Cœurs
Voyage dans l’espace du dedans
Quel est ce cœur sinon une géographie de l’intime ?
Notre cœur bat; Il a son rythme propre ; il martèle dans notre corps une
pulsation pour nous dire qu’il ne bat pas que pour nous ; Il ne bat au contraire
que pour d’autres.
Il bat et se bat pour sortir de nous et habiter un autre corps, investir un
nouveau territoire en devenant captif lui-même d’un autre cœur.
Retenu dans un autre corps, il continue de pulser hors de nous.
Car si le cœur est une cartographie vivante et évolutive, il nous renseigne sur
notre cheminement propre.
L’expérience sentimentale devient alors une conquête d’espace vierge que
nous tenons à investir et asservir.
Cœur apaisé, cœur affolé, cœur durcit, cœur réparé, à la recherche irrésolu
d’une synchronie parfaite et impossible ; Tout le tissu cardiaque semble ainsi
modelé par ces fluctuations sentimentales. Il se forme des plis, replis, des sillons à
l’intérieur desquels se cachent des indices de vie, des indices de nous.
A quoi ressemblons-nous ? À quoi ressemble ce cœur dont la musique organise nos
pensées et notre activité cognitive.

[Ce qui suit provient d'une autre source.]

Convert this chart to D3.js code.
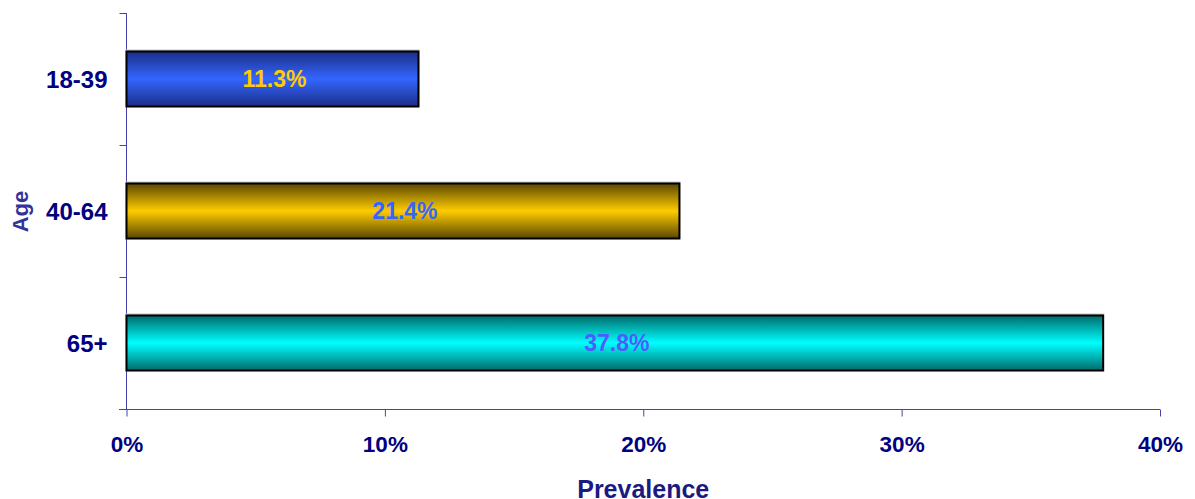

Il s’agit d’extraire cet organe anatomique de
son corps pour afficher ce qu’il cache autant que ce qu’il révèle sur notre
identité.
» Mes bras égarés plongent de tous côtés dans des ventres, dans des
poitrines; dans les organes qu’on dit secrets (secrets pour quelques-uns!).
Mes bras rapportent toujours, mes bons bras ivres. Je ne sais pas toujours
quoi, un morceau de foie, des pièces de poumons, je confonds tout,
pourvu que ce soit chaud, humide et plein de sang. » (Henri Michaux,
l’espace du dedans)
Il s’agit de fouiller le dedans de l’être avec une espèce de rage
désespérée. C’est le plus grand voyage.